** Start of Input rows **
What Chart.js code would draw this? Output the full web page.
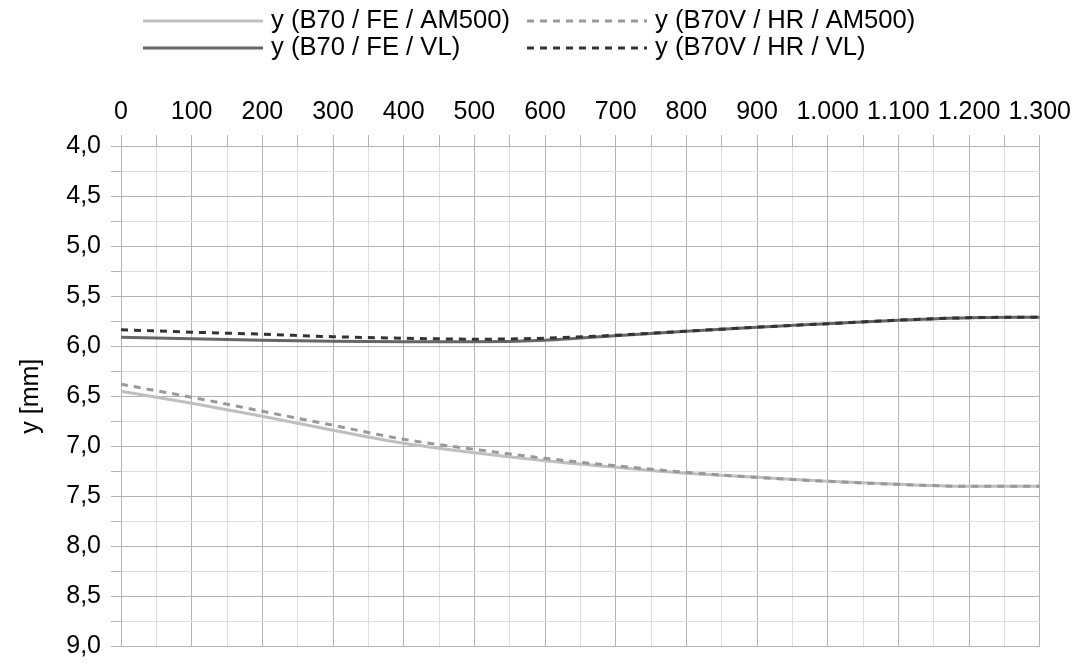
** End of Input rows **
** Start of Input rows **
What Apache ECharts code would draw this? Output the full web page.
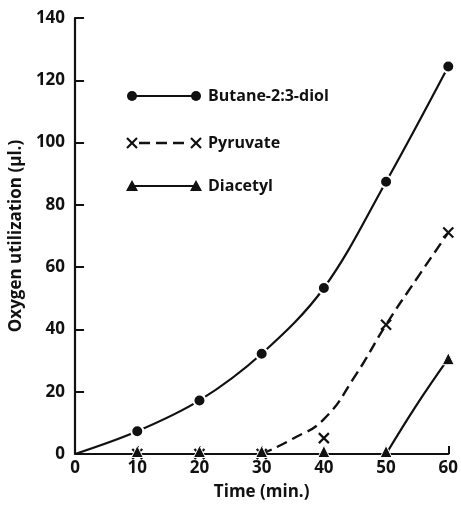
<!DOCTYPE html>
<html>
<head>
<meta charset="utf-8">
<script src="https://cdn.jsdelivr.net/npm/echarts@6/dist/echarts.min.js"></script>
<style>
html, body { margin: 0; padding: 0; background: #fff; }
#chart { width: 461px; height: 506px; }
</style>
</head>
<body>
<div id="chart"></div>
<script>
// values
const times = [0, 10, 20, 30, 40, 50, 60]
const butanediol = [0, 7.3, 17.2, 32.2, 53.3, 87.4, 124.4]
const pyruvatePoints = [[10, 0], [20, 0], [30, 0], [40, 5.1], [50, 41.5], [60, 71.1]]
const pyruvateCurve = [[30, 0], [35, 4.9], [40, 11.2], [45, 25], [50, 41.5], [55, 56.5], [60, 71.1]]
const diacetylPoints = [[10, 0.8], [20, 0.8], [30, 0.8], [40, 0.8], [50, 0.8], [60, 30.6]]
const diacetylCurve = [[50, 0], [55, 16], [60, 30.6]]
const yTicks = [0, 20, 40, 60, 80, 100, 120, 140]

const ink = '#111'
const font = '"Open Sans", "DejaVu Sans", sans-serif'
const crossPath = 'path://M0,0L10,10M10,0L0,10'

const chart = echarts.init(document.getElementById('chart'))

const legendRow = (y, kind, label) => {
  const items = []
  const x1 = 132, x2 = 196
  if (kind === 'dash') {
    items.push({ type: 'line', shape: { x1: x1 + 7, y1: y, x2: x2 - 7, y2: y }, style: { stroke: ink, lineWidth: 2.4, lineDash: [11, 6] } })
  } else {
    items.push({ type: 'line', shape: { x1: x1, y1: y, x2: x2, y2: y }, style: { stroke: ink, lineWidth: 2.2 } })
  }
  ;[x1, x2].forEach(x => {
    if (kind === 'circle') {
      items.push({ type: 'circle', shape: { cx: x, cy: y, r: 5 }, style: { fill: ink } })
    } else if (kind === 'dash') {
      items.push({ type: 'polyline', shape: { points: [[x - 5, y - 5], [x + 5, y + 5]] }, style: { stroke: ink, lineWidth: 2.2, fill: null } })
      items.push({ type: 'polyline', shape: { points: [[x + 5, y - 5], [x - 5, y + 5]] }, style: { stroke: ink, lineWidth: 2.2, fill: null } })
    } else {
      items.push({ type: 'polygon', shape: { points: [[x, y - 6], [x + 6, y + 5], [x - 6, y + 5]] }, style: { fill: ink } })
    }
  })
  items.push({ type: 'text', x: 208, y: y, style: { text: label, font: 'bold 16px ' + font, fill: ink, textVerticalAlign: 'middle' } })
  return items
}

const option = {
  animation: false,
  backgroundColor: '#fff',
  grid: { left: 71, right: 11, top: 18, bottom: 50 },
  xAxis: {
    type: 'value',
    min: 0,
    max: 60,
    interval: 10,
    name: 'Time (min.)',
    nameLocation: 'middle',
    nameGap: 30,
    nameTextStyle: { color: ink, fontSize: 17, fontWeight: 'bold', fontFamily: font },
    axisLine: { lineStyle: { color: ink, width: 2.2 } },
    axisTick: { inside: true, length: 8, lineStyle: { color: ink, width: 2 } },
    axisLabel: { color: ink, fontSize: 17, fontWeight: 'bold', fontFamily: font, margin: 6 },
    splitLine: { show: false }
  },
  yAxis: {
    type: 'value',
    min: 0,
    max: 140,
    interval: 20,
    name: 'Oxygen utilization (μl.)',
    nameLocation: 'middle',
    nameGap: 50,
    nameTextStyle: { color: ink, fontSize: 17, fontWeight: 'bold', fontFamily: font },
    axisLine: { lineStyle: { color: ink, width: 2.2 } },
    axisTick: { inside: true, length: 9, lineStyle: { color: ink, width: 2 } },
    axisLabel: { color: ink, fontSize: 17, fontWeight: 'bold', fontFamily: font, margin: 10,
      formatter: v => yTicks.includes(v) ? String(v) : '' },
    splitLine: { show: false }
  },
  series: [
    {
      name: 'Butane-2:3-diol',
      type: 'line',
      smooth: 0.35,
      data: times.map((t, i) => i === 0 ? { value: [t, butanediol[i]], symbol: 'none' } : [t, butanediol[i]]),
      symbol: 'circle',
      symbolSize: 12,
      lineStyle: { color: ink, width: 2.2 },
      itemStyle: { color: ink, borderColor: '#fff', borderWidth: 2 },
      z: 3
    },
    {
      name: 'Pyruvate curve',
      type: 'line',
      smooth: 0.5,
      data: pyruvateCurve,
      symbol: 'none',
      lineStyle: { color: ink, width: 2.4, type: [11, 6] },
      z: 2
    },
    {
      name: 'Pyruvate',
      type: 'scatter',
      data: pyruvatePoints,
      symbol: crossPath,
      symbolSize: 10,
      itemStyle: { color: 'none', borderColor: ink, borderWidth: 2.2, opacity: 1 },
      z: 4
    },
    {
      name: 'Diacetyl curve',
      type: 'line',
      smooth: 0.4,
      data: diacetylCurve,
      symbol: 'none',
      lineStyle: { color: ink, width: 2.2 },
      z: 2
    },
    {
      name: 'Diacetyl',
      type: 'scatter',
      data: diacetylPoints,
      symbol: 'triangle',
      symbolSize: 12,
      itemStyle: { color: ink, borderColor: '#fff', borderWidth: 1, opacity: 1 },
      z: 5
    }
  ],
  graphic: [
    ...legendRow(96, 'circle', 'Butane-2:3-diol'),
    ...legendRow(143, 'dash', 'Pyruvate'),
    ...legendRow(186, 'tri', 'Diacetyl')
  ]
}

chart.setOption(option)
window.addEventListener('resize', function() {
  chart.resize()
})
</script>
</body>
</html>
** End of Input rows **
** Start of Input rows **
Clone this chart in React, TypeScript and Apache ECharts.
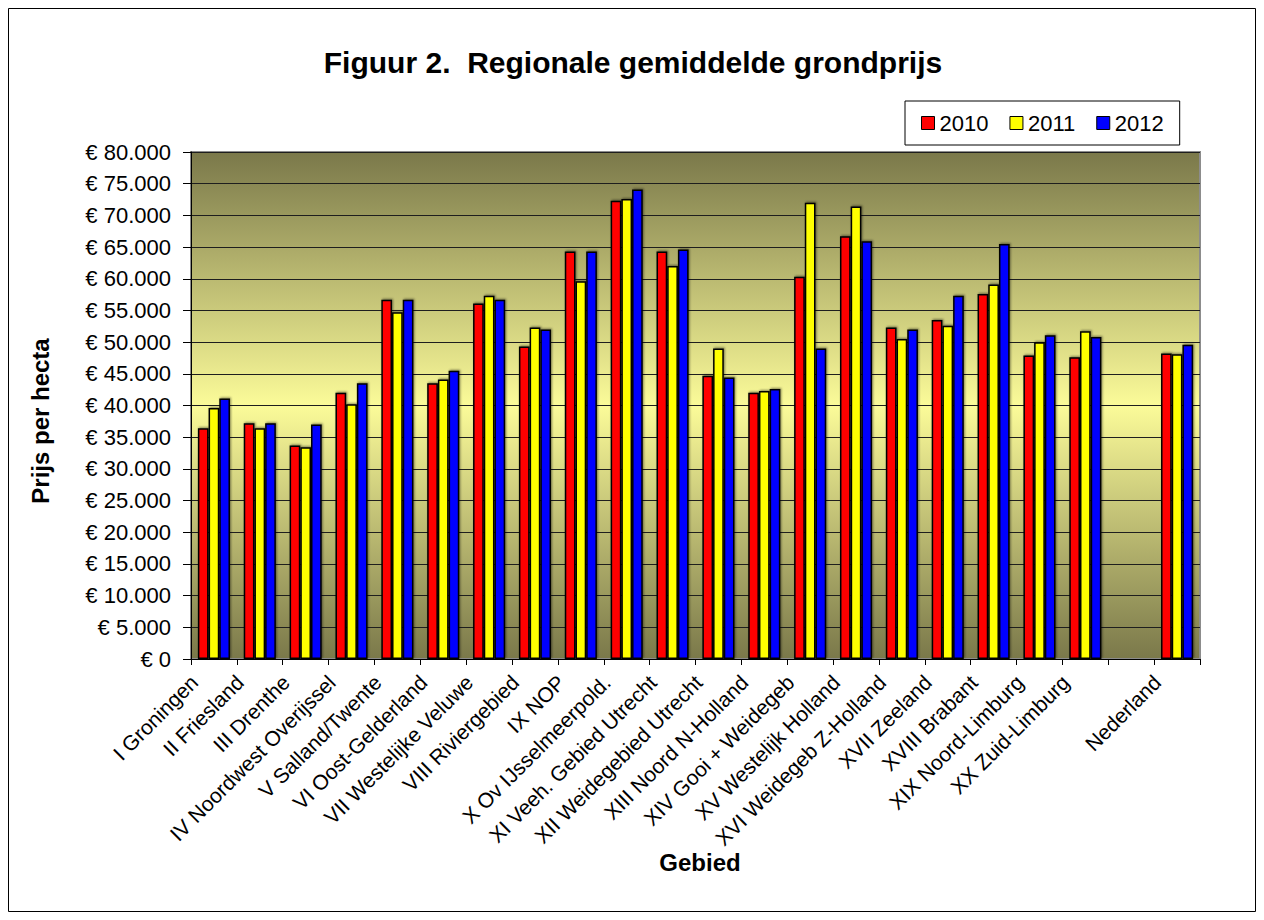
** End of Input rows **
▸ **Problem**
Report all lines of the data above that include the string "draw".

▸ **Exercise output**
What Chart.js code would draw this? Output the full web page.
What Apache ECharts code would draw this? Output the full web page.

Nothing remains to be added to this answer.